Hut site, Gortnacarriga, Co. Kerry
Co. Kerry |
Settlement Sites
Tucked inside an existing earthwork rather than built independently on open ground, the hut site at Gortnacarriga in County Kerry already announces itself as something slightly out of the ordinary.
Most early medieval domestic structures sit within a rath as freestanding features; this one leans against the inside of the enclosure bank itself, occupying the north-eastern quadrant and using the older earthwork almost as a ready-made wall.

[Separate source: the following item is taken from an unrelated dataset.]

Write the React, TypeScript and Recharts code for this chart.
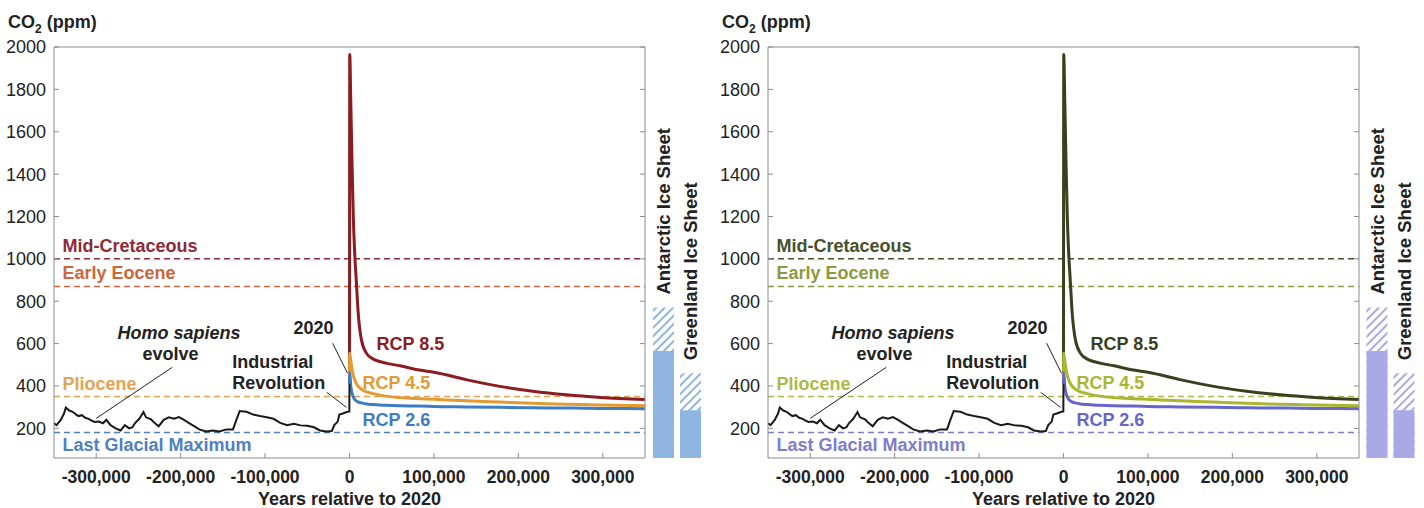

A rath is a roughly circular enclosure defined by an earthen bank and ditch, the most common form of early medieval farmstead in Ireland, typically associated with the period between the fifth and twelfth centuries. The hut here is modest in scale, roughly six and a quarter metres in diameter, its outline preserved by a grass-covered bank that still stands around a metre high on its better-preserved stretches, though it drops to about sixty centimetres on the western side. In places the bank retains its stone facing, suggesting that whoever built it had access to local material and took some care with the construction. The entrance opens to the south, a common orientation that would have offered shelter from prevailing winds while admitting light during the day. The way the hut bank abuts the rath bank internally along the north-eastern arc points to a deliberate choice, whether the hut was a secondary addition to a pre-existing enclosure or both features were conceived together is the kind of question that only excavation could settle.